*DIRECTIONS FOR THIS TASK*:
Every record should be copied exactly, except that pictures are to be omitted.

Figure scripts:
::::

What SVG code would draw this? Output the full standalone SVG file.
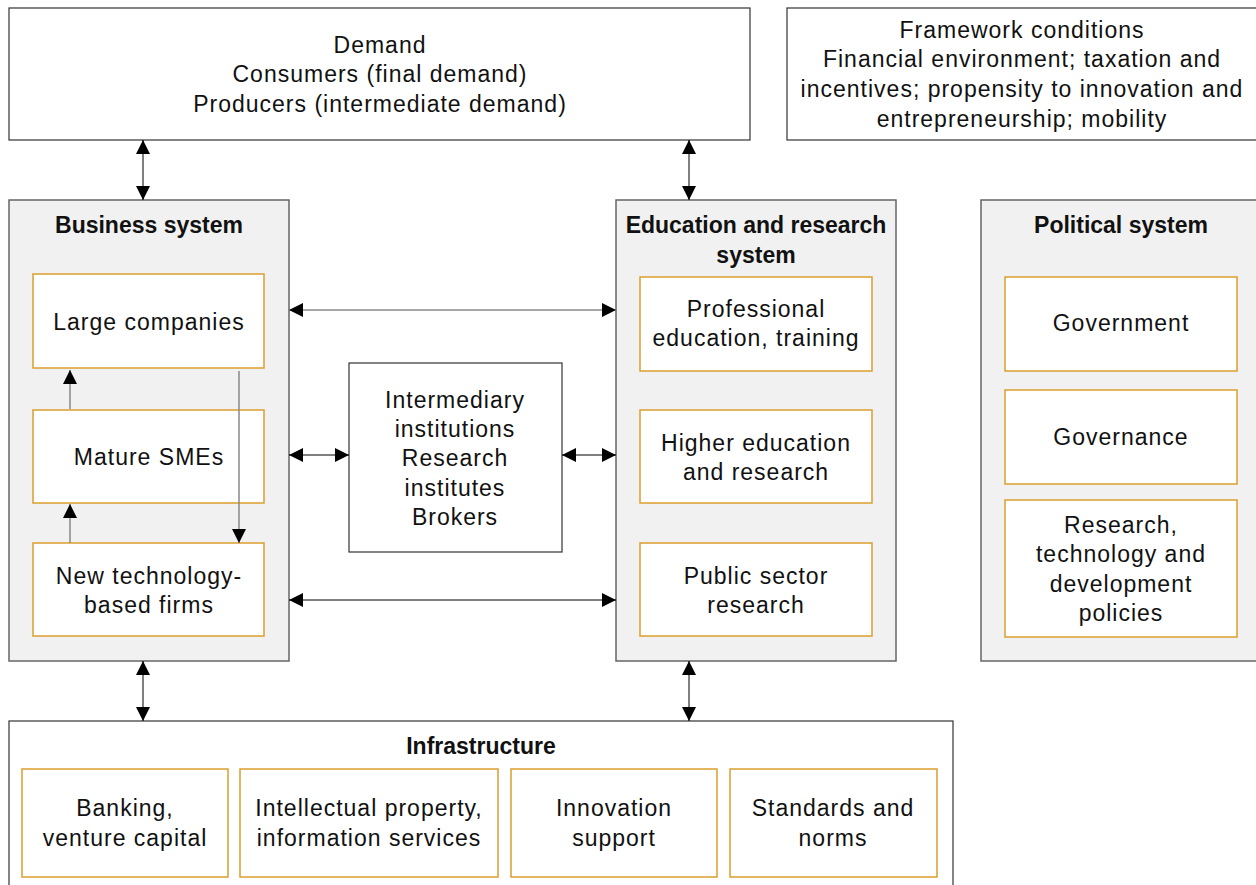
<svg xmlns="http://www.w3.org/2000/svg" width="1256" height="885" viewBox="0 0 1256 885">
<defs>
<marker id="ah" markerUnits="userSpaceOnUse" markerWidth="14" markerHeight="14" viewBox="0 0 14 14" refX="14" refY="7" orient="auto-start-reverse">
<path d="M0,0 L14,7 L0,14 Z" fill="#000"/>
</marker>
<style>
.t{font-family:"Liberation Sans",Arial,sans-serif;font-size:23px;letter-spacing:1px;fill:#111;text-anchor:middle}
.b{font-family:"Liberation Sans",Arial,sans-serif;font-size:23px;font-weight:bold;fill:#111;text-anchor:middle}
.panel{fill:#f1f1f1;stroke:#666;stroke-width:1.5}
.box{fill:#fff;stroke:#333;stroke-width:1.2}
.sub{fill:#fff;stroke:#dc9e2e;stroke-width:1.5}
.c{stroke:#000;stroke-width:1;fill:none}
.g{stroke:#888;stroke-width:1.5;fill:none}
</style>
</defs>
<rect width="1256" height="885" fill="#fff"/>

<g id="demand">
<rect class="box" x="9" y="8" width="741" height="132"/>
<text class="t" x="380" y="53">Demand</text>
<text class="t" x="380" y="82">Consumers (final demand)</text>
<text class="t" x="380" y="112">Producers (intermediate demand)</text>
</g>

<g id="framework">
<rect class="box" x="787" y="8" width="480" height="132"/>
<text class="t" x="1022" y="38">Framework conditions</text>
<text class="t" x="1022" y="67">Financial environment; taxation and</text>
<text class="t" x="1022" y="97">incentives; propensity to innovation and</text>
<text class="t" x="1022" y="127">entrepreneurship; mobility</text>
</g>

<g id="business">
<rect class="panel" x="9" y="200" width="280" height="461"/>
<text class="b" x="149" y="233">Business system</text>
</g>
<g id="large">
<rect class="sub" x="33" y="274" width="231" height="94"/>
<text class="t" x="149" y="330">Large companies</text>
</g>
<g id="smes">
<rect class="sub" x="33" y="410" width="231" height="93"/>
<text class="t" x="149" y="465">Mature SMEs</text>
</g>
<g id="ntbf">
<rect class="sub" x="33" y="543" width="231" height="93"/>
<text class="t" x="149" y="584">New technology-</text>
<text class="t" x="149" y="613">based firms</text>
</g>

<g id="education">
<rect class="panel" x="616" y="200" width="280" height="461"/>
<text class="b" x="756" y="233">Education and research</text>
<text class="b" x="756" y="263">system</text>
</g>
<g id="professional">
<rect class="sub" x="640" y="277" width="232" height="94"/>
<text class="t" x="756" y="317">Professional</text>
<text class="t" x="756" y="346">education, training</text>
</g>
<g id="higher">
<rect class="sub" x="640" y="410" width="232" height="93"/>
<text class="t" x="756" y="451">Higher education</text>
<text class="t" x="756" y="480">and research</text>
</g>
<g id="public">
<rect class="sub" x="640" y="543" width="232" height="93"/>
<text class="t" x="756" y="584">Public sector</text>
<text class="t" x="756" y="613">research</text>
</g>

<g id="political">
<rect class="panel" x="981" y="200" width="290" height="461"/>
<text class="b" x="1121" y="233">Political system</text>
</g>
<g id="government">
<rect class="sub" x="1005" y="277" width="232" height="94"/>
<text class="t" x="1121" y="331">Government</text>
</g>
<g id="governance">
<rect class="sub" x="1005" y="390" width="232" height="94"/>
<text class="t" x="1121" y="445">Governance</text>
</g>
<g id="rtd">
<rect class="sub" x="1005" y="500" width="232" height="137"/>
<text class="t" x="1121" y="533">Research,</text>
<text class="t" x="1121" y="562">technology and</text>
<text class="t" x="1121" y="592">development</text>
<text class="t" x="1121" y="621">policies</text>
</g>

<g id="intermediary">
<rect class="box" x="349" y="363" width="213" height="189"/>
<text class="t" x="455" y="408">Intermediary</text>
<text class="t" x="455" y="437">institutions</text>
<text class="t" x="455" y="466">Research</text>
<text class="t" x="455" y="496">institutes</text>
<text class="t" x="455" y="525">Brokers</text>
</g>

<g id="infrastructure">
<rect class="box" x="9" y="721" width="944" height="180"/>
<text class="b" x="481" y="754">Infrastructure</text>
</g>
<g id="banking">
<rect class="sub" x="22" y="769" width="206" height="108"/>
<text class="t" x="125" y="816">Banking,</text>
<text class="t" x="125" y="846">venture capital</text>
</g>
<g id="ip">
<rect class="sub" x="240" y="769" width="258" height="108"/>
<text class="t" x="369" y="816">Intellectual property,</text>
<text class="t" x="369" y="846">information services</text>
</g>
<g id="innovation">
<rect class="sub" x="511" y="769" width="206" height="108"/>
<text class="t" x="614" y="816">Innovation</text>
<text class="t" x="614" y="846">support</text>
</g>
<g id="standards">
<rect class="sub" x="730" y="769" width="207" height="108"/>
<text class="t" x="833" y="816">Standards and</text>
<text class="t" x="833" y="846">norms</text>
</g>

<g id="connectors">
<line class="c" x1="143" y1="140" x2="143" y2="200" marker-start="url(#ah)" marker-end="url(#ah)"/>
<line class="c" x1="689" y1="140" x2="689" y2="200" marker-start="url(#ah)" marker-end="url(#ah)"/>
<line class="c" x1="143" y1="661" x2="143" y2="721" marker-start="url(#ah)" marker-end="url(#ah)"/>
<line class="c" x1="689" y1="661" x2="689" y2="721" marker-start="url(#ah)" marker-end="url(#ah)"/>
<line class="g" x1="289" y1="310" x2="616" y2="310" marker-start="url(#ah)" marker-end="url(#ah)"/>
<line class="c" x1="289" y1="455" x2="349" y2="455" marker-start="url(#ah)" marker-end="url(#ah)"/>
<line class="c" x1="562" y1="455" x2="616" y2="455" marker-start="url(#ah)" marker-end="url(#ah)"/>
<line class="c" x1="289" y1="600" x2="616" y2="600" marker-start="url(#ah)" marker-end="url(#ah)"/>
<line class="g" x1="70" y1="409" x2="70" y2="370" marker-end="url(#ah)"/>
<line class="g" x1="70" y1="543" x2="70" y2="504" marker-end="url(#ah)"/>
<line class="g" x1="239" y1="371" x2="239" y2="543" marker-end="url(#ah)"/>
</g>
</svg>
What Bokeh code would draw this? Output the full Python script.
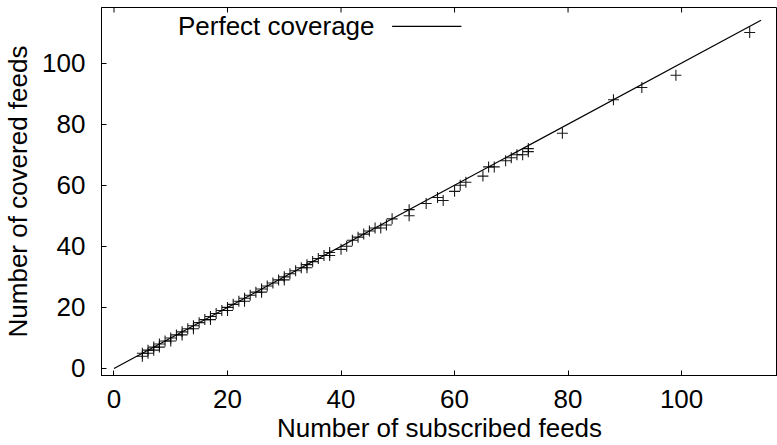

::::

*RIGHT ANSWER*:
What SVG code would draw this? Output the full standalone SVG file.
<svg xmlns="http://www.w3.org/2000/svg" width="1256" height="885" viewBox="0 0 1256 885">
<defs>
<marker id="ah" markerUnits="userSpaceOnUse" markerWidth="14" markerHeight="14" viewBox="0 0 14 14" refX="14" refY="7" orient="auto-start-reverse">
<path d="M0,0 L14,7 L0,14 Z" fill="#000"/>
</marker>
<style>
.t{font-family:"Liberation Sans",Arial,sans-serif;font-size:23px;letter-spacing:1px;fill:#111;text-anchor:middle}
.b{font-family:"Liberation Sans",Arial,sans-serif;font-size:23px;font-weight:bold;fill:#111;text-anchor:middle}
.panel{fill:#f1f1f1;stroke:#666;stroke-width:1.5}
.box{fill:#fff;stroke:#333;stroke-width:1.2}
.sub{fill:#fff;stroke:#dc9e2e;stroke-width:1.5}
.c{stroke:#000;stroke-width:1;fill:none}
.g{stroke:#888;stroke-width:1.5;fill:none}
</style>
</defs>
<rect width="1256" height="885" fill="#fff"/>

<g id="demand">
<rect class="box" x="9" y="8" width="741" height="132"/>
<text class="t" x="380" y="53">Demand</text>
<text class="t" x="380" y="82">Consumers (final demand)</text>
<text class="t" x="380" y="112">Producers (intermediate demand)</text>
</g>

<g id="framework">
<rect class="box" x="787" y="8" width="480" height="132"/>
<text class="t" x="1022" y="38">Framework conditions</text>
<text class="t" x="1022" y="67">Financial environment; taxation and</text>
<text class="t" x="1022" y="97">incentives; propensity to innovation and</text>
<text class="t" x="1022" y="127">entrepreneurship; mobility</text>
</g>

<g id="business">
<rect class="panel" x="9" y="200" width="280" height="461"/>
<text class="b" x="149" y="233">Business system</text>
</g>
<g id="large">
<rect class="sub" x="33" y="274" width="231" height="94"/>
<text class="t" x="149" y="330">Large companies</text>
</g>
<g id="smes">
<rect class="sub" x="33" y="410" width="231" height="93"/>
<text class="t" x="149" y="465">Mature SMEs</text>
</g>
<g id="ntbf">
<rect class="sub" x="33" y="543" width="231" height="93"/>
<text class="t" x="149" y="584">New technology-</text>
<text class="t" x="149" y="613">based firms</text>
</g>

<g id="education">
<rect class="panel" x="616" y="200" width="280" height="461"/>
<text class="b" x="756" y="233">Education and research</text>
<text class="b" x="756" y="263">system</text>
</g>
<g id="professional">
<rect class="sub" x="640" y="277" width="232" height="94"/>
<text class="t" x="756" y="317">Professional</text>
<text class="t" x="756" y="346">education, training</text>
</g>
<g id="higher">
<rect class="sub" x="640" y="410" width="232" height="93"/>
<text class="t" x="756" y="451">Higher education</text>
<text class="t" x="756" y="480">and research</text>
</g>
<g id="public">
<rect class="sub" x="640" y="543" width="232" height="93"/>
<text class="t" x="756" y="584">Public sector</text>
<text class="t" x="756" y="613">research</text>
</g>

<g id="political">
<rect class="panel" x="981" y="200" width="290" height="461"/>
<text class="b" x="1121" y="233">Political system</text>
</g>
<g id="government">
<rect class="sub" x="1005" y="277" width="232" height="94"/>
<text class="t" x="1121" y="331">Government</text>
</g>
<g id="governance">
<rect class="sub" x="1005" y="390" width="232" height="94"/>
<text class="t" x="1121" y="445">Governance</text>
</g>
<g id="rtd">
<rect class="sub" x="1005" y="500" width="232" height="137"/>
<text class="t" x="1121" y="533">Research,</text>
<text class="t" x="1121" y="562">technology and</text>
<text class="t" x="1121" y="592">development</text>
<text class="t" x="1121" y="621">policies</text>
</g>

<g id="intermediary">
<rect class="box" x="349" y="363" width="213" height="189"/>
<text class="t" x="455" y="408">Intermediary</text>
<text class="t" x="455" y="437">institutions</text>
<text class="t" x="455" y="466">Research</text>
<text class="t" x="455" y="496">institutes</text>
<text class="t" x="455" y="525">Brokers</text>
</g>

<g id="infrastructure">
<rect class="box" x="9" y="721" width="944" height="180"/>
<text class="b" x="481" y="754">Infrastructure</text>
</g>
<g id="banking">
<rect class="sub" x="22" y="769" width="206" height="108"/>
<text class="t" x="125" y="816">Banking,</text>
<text class="t" x="125" y="846">venture capital</text>
</g>
<g id="ip">
<rect class="sub" x="240" y="769" width="258" height="108"/>
<text class="t" x="369" y="816">Intellectual property,</text>
<text class="t" x="369" y="846">information services</text>
</g>
<g id="innovation">
<rect class="sub" x="511" y="769" width="206" height="108"/>
<text class="t" x="614" y="816">Innovation</text>
<text class="t" x="614" y="846">support</text>
</g>
<g id="standards">
<rect class="sub" x="730" y="769" width="207" height="108"/>
<text class="t" x="833" y="816">Standards and</text>
<text class="t" x="833" y="846">norms</text>
</g>

<g id="connectors">
<line class="c" x1="143" y1="140" x2="143" y2="200" marker-start="url(#ah)" marker-end="url(#ah)"/>
<line class="c" x1="689" y1="140" x2="689" y2="200" marker-start="url(#ah)" marker-end="url(#ah)"/>
<line class="c" x1="143" y1="661" x2="143" y2="721" marker-start="url(#ah)" marker-end="url(#ah)"/>
<line class="c" x1="689" y1="661" x2="689" y2="721" marker-start="url(#ah)" marker-end="url(#ah)"/>
<line class="g" x1="289" y1="310" x2="616" y2="310" marker-start="url(#ah)" marker-end="url(#ah)"/>
<line class="c" x1="289" y1="455" x2="349" y2="455" marker-start="url(#ah)" marker-end="url(#ah)"/>
<line class="c" x1="562" y1="455" x2="616" y2="455" marker-start="url(#ah)" marker-end="url(#ah)"/>
<line class="c" x1="289" y1="600" x2="616" y2="600" marker-start="url(#ah)" marker-end="url(#ah)"/>
<line class="g" x1="70" y1="409" x2="70" y2="370" marker-end="url(#ah)"/>
<line class="g" x1="70" y1="543" x2="70" y2="504" marker-end="url(#ah)"/>
<line class="g" x1="239" y1="371" x2="239" y2="543" marker-end="url(#ah)"/>
</g>
</svg>
What Bokeh code would draw this? Output the full Python script.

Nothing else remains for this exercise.